Secondly, as said in the previous point, the median and mean overlap at filled-in data, but not the same at raw data.
par(mfrow = c(2, 1), mar = c(2, 2, 1 , 1), oma = c(1, 1, 0, 0))
hist(daily_fill, breaks = 10, ylim=c(1,25), main ='Histogram of Filled-in Data')
abline(v = mean(daily_fill), col = 'red')
abline(v = median(daily_fill), col = 'blue')
legend(15000, 20, c('mean', 'median'), lty=c(1, 1),col = c('red', 'blue'))
hist(daily, breaks=10, ylim=c(1,25),main = 'Histogram of raw Data')
abline(v = mean(daily), col = 'red')
abline(v = median(daily), col = 'blue')
legend(15000, 20, c('mean', 'median'), lty=c(1, 1),col = c('red', 'blue'))
mtext('Steps', out=T, side=1)
mtext('Frequency', out=T, side=2)
# to save this plot:
#dev.copy(png, file ='./figures/histogram_filled.png')
#dev.off()
- A new factor variable in the dataset is created with two levels -"weekday" and "weekend" indicating whether a given date is a weekday or weekend day.
# convert formatted date as weekdays using weekdays()
activity$daytype[(weekdays(activity$dateformat) == 'Saturday')
|(weekdays(activity$dateformat) == 'Sunday')] = 'Weekend'
activity$daytype[!((weekdays(activity$dateformat) == 'Saturday')
|(weekdays(activity$dateformat) == 'Sunday'))] = 'Weekday'
# convert the daytype to factor from character
activity$daytype = as.factor(activity$daytype)
- A panel plot is made containing a time series plot of the 5-minute interval (x-axis) and the average number of steps taken, averaged across all weekday days or weekend days (y-axis):
meanDaily = with(activity, tapply(steps, list(interval, daytype), mean, na.rm=T))

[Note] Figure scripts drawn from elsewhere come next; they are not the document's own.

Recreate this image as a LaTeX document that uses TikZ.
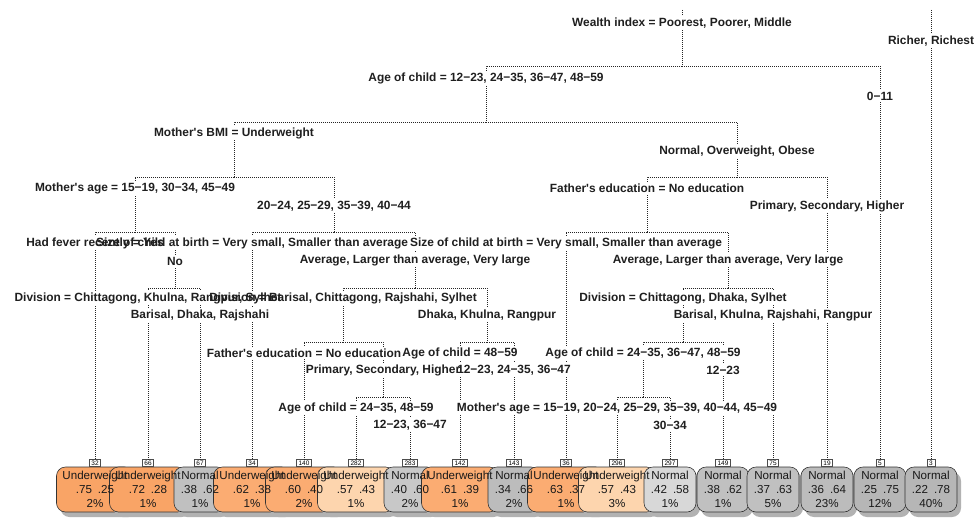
\documentclass[tikz,border=0pt]{standalone}
\usepackage{fontspec}
\setmainfont{Liberation Sans}
\newfontfamily\rpfont{Liberation Sans}[Ligatures=TeXOff]
\definecolor{uwA}{HTML}{F9A466}
\definecolor{uwB}{HTML}{FBAC72}
\definecolor{uwL}{HTML}{FDD5AE}
\definecolor{gA}{HTML}{D8D8D8}
\definecolor{gB}{HTML}{C8C8C8}
\definecolor{gC}{HTML}{C0C0C0}
\definecolor{gD}{HTML}{BCBCBC}
\definecolor{gE}{HTML}{B6B6B6}
\newcommand\leafboxdraw[8]{%
  \node[leafshadow, minimum width=#3] (S#1) at (#2+4,494.5) {};
  \node[leafbox, minimum width=#3, fill=#4] (L#1) at (#2,489.5) {};
  \node[numlab] (N#1) at (#2,463) {#1};
}
\newcommand\leaftextdraw[8]{%
  \node[leaftext] (T#1) at (#2,489.5) {#5\\#6\hspace{6pt}#7\\#8\%};
}
\newcommand\leaflist[1]{%
  #1{32}{95}{77pt}{uwA}{Underweight}{.75}{.25}{2}
  #1{66}{148}{77pt}{uwA}{Underweight}{.72}{.28}{1}
  #1{67}{200}{52pt}{gC}{Normal}{.38}{.62}{1}
  #1{34}{252}{77pt}{uwB}{Underweight}{.62}{.38}{1}
  #1{140}{304}{77pt}{uwB}{Underweight}{.60}{.40}{2}
  #1{282}{356}{77pt}{uwL}{Underweight}{.57}{.43}{1}
  #1{283}{410}{52pt}{gB}{Normal}{.40}{.60}{2}
  #1{142}{460}{77pt}{uwB}{Underweight}{.61}{.39}{1}
  #1{143}{514}{52pt}{gD}{Normal}{.34}{.66}{2}
  #1{36}{566}{77pt}{uwB}{Underweight}{.63}{.37}{1}
  #1{296}{617}{77pt}{uwL}{Underweight}{.57}{.43}{3}
  #1{297}{670}{52pt}{gA}{Normal}{.42}{.58}{1}
  #1{149}{723}{52pt}{gC}{Normal}{.38}{.62}{1}
  #1{75}{773}{52pt}{gC}{Normal}{.37}{.63}{5}
  #1{19}{827}{52pt}{gD}{Normal}{.36}{.64}{23}
  #1{5}{880}{52pt}{gE}{Normal}{.25}{.75}{12}
  #1{3}{931}{52pt}{gE}{Normal}{.22}{.78}{40}
}
\newcommand\alllabels[1]{%
  \node[#1] (#1-1a) at (682,23) {Wealth index = Poorest, Poorer, Middle};
  \node[#1] (#1-1b) at (931,41) {Richer, Richest};
  \node[#1] (#1-2a) at (486,78) {Age of child = 12−23, 24−35, 36−47, 48−59};
  \node[#1] (#1-2b) at (880,96) {0−11};
  \node[#1] (#1-4a) at (234,133) {Mother's BMI = Underweight};
  \node[#1] (#1-4b) at (737,151) {Normal, Overweight, Obese};
  \node[#1] (#1-8a) at (135,188) {Mother's age = 15−19, 30−34, 45−49};
  \node[#1] (#1-8b) at (334,206) {20−24, 25−29, 35−39, 40−44};
  \node[#1] (#1-9a) at (647,188) {Father's education = No education};
  \node[#1] (#1-9b) at (827,206) {Primary, Secondary, Higher};
  \node[#1] (#1-16a) at (95,243) {Had fever recently = Yes};
  \node[#1] (#1-16b) at (175,261) {No};
  \node[#1] (#1-17a) at (252,243) {Size of child at birth = Very small, Smaller than average};
  \node[#1] (#1-17b) at (415,260) {Average, Larger than average, Very large};
  \node[#1] (#1-18a) at (566,243) {Size of child at birth = Very small, Smaller than average};
  \node[#1] (#1-18b) at (728,260) {Average, Larger than average, Very large};
  \node[#1] (#1-33a) at (148,298) {Division = Chittagong, Khulna, Rangpur, Sylhet};
  \node[#1] (#1-33b) at (200,315) {Barisal, Dhaka, Rajshahi};
  \node[#1] (#1-35a) at (343,298) {Division = Barisal, Chittagong, Rajshahi, Sylhet};
  \node[#1] (#1-35b) at (487,315) {Dhaka, Khulna, Rangpur};
  \node[#1] (#1-37a) at (683,298) {Division = Chittagong, Dhaka, Sylhet};
  \node[#1] (#1-37b) at (773,315) {Barisal, Khulna, Rajshahi, Rangpur};
  \node[#1] (#1-70a) at (304,353) {Father's education = No education};
  \node[#1] (#1-70b) at (383,370) {Primary, Secondary, Higher};
  \node[#1] (#1-71a) at (460,353) {Age of child = 48−59};
  \node[#1] (#1-71b) at (514,370) {12−23, 24−35, 36−47};
  \node[#1] (#1-74a) at (643,353) {Age of child = 24−35, 36−47, 48−59};
  \node[#1] (#1-74b) at (723,370) {12−23};
  \node[#1] (#1-141a) at (356,408) {Age of child = 24−35, 48−59};
  \node[#1] (#1-141b) at (410,425) {12−23, 36−47};
  \node[#1] (#1-148a) at (617,408) {Mother's age = 15−19, 20−24, 25−29, 35−39, 40−44, 45−49};
  \node[#1] (#1-148b) at (670,425) {30−34};
}
\begin{document}
\begin{tikzpicture}[x=1pt,y=-1pt,
  conn/.style={line width=0.65pt, dash pattern=on 0.9pt off 1.1pt, black!85},
  lblbg/.style={fill=white, text=white, inner xsep=1pt, inner ysep=1.5pt,
    font=\rpfont\bfseries\fontsize{11.9}{13}\selectfont},
  lbltext/.style={inner xsep=1pt, inner ysep=1.5pt, text=black!88,
    font=\rpfont\bfseries\fontsize{11.9}{13}\selectfont},
  leafbox/.style={draw=black!80, line width=0.6pt, rounded corners=9pt,
    minimum height=45pt, inner sep=0pt},
  leaftext/.style={inner sep=0pt, align=center, text=black!90,
    font=\rpfont\fontsize{11.6}{14.3}\selectfont},
  leafshadow/.style={fill=black!30, rounded corners=9pt, minimum height=45pt, inner sep=0pt},
  numlab/.style={draw=black!70, fill=white, line width=0.45pt,
    font=\rpfont\fontsize{6.5}{7}\selectfont, inner xsep=2pt, inner ysep=0.5pt,
    minimum height=7pt}]
\useasboundingbox (0,0) rectangle (979,527);
\fill[white] (0,0) rectangle (979,527);

% leaves: boxes first, then their texts
\leaflist\leafboxdraw
\leaflist\leaftextdraw

% split points
\coordinate (t2) at (682,10);
\coordinate (t3) at (931,10);
\coordinate (n2) at (682,66);
\coordinate (n4) at (486,122);
\coordinate (n8) at (234,177);
\coordinate (n9) at (737,177);
\coordinate (n16) at (135,232);
\coordinate (n17) at (334,232);
\coordinate (n18) at (647,232);
\coordinate (n33) at (175,288);
\coordinate (n35) at (415,288);
\coordinate (n37) at (728,288);
\coordinate (n70) at (343,342);
\coordinate (n71) at (487,342);
\coordinate (n74) at (683,342);
\coordinate (n141) at (383,397);
\coordinate (n148) at (643,397);

% connectors
\draw[conn] (t2) -- (n2);
\draw[conn] (t3) -- (N3.north);
\draw[conn] (n2) -| (n4);  \draw[conn] (n2) -| (N5.north);
\draw[conn] (n4) -| (n8);  \draw[conn] (n4) -| (n9);
\draw[conn] (n8) -| (n16); \draw[conn] (n8) -| (n17);
\draw[conn] (n9) -| (n18); \draw[conn] (n9) -| (N19.north);
\draw[conn] (n16) -| (N32.north); \draw[conn] (n16) -| (n33);
\draw[conn] (n17) -| (N34.north); \draw[conn] (n17) -| (n35);
\draw[conn] (n18) -| (N36.north); \draw[conn] (n18) -| (n37);
\draw[conn] (n33) -| (N66.north); \draw[conn] (n33) -| (N67.north);
\draw[conn] (n35) -| (n70); \draw[conn] (n35) -| (n71);
\draw[conn] (n37) -| (n74); \draw[conn] (n37) -| (N75.north);
\draw[conn] (n70) -| (N140.north); \draw[conn] (n70) -| (n141);
\draw[conn] (n71) -| (N142.north); \draw[conn] (n71) -| (N143.north);
\draw[conn] (n74) -| (n148); \draw[conn] (n74) -| (N149.north);
\draw[conn] (n141) -| (N282.north); \draw[conn] (n141) -| (N283.north);
\draw[conn] (n148) -| (N296.north); \draw[conn] (n148) -| (N297.north);

% split labels: backgrounds first, then texts
\alllabels{lblbg}
\alllabels{lbltext}
\end{tikzpicture}
\end{document}
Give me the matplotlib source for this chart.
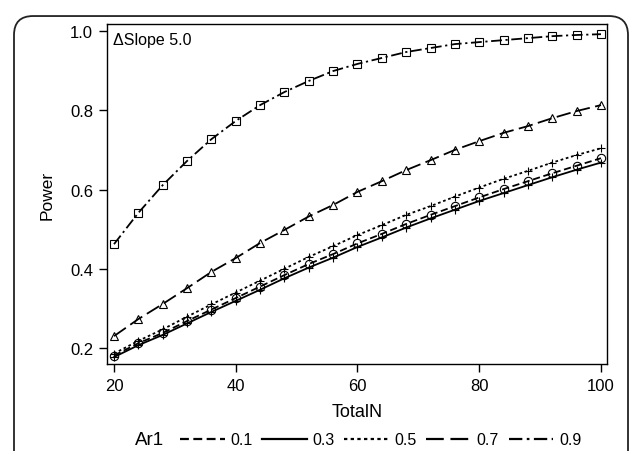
import matplotlib
matplotlib.use("Agg")
import matplotlib.pyplot as plt
from matplotlib.patches import FancyBboxPatch

plt.rcParams['font.family'] = ['Liberation Sans', 'DejaVu Sans']

total_n = [20, 24, 28, 32, 36, 40, 44, 48, 52, 56, 60, 64, 68, 72, 76, 80, 84, 88, 92, 96, 100]
ar1_labels = ['0.1', '0.3', '0.5', '0.7', '0.9']
power_01 = [0.181, 0.212, 0.238, 0.268, 0.297, 0.326, 0.355, 0.384, 0.412, 0.437, 0.464,
            0.488, 0.513, 0.536, 0.558, 0.580, 0.601, 0.621, 0.641, 0.660, 0.679]
power_03 = [0.177, 0.207, 0.233, 0.262, 0.291, 0.319, 0.347, 0.376, 0.403, 0.428, 0.455,
            0.479, 0.504, 0.527, 0.549, 0.571, 0.591, 0.611, 0.631, 0.650, 0.668]
power_05 = [0.186, 0.218, 0.247, 0.279, 0.310, 0.340, 0.370, 0.400, 0.430, 0.457, 0.485,
            0.510, 0.536, 0.558, 0.582, 0.605, 0.627, 0.647, 0.668, 0.687, 0.704]
power_07 = [0.230, 0.273, 0.311, 0.351, 0.392, 0.427, 0.465, 0.498, 0.532, 0.561, 0.594,
            0.621, 0.649, 0.674, 0.700, 0.722, 0.743, 0.760, 0.780, 0.798, 0.813]
power_09 = [0.462, 0.541, 0.611, 0.672, 0.727, 0.773, 0.813, 0.846, 0.874, 0.899, 0.917,
            0.932, 0.947, 0.957, 0.967, 0.972, 0.977, 0.982, 0.987, 0.990, 0.992]

series = [power_01, power_03, power_05, power_07, power_09]
markers = ['o', '+', '+', '^', 's']
dashes = [(4, 2), (), (1.5, 1.5), (8, 3), (6, 2, 1.2, 2)]

fig = plt.figure(figsize=(6.33, 4.52), dpi=100)
# rounded outer frame (runs off the bottom/right like the source image)
frame = FancyBboxPatch((14 / 633, -0.1), 614 / 633, 1.08 - 8 / 452,
                       boxstyle="round,pad=0,rounding_size=0.03",
                       transform=fig.transFigure, fill=False, lw=1.3,
                       ec='#222222', mutation_aspect=633 / 452)
fig.patches.append(frame)

ax = fig.add_axes([107 / 633, 87 / 452, 500 / 633, 340 / 452])
handles = []
for vals, lab, mk, ds in zip(series, ar1_labels, markers, dashes):
    ln, = ax.plot(total_n, vals, color='black', lw=1.3, marker=mk, markersize=6,
                  markerfacecolor='none', markeredgewidth=0.8, label=lab)
    if ds:
        ln.set_dashes(ds)
    h, = ax.plot([], [], color='black', lw=1.6)
    if ds:
        h.set_dashes(ds)
    handles.append(h)

ax.set_xlim(18.85, 100.99)
ax.set_ylim(0.1596, 1.0177)
ax.set_xticks([20, 40, 60, 80, 100])
ax.set_yticks([0.2, 0.4, 0.6, 0.8, 1.0])
ax.set_yticklabels(['0.2', '0.4', '0.6', '0.8', '1.0'])
ax.tick_params(direction='out', length=6, width=1, labelsize=12, colors='black', pad=4)
for sp in ax.spines.values():
    sp.set_linewidth(1)
ax.set_xlabel('TotalN', fontsize=13, labelpad=7)
ax.set_ylabel('Power', fontsize=12.5, labelpad=11)
ax.text(0.012, 0.975, '\u0394Slope 5.0', transform=ax.transAxes, fontsize=11.5,
        va='top', ha='left')

fig.text(135 / 633, 1 - 441 / 452, 'Ar1', fontsize=13.5, va='center', ha='left')
fig.legend(handles, ar1_labels, loc='center left', bbox_to_anchor=(180 / 633, 1 - 441 / 452),
           ncol=5, frameon=False, fontsize=11.5, handlelength=2.8, handletextpad=0.35,
           columnspacing=0.6, borderaxespad=0, borderpad=0)

fig.savefig('out.png', dpi=100)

par(mfrow = c(2, 1), mar = c(2, 2, 1 , 1), oma = c(1, 1, 0, 0))
plot(intervalDaily, meanDaily[, 1], type='l', main = 'Weekend', xlab= '', ylim = c(0, 250))
plot(intervalDaily, meanDaily[, 2], type='l', main = 'Weekday', xlab='interval',
ylim = c(0, 250))
mtext('Number of steps', outer=T, side=2)
mtext('Interval', outer=T, side=1)
#dev.copy(png, file ='./figures/weekdays.png')
#dev.off()
It appears that there is a difference between weekdays and weekends regarding the steps taken. During the weekends, average number of steps peaks around 9:00am. During the weekdays, the average steps are relatively more evenly distributed along the day time period.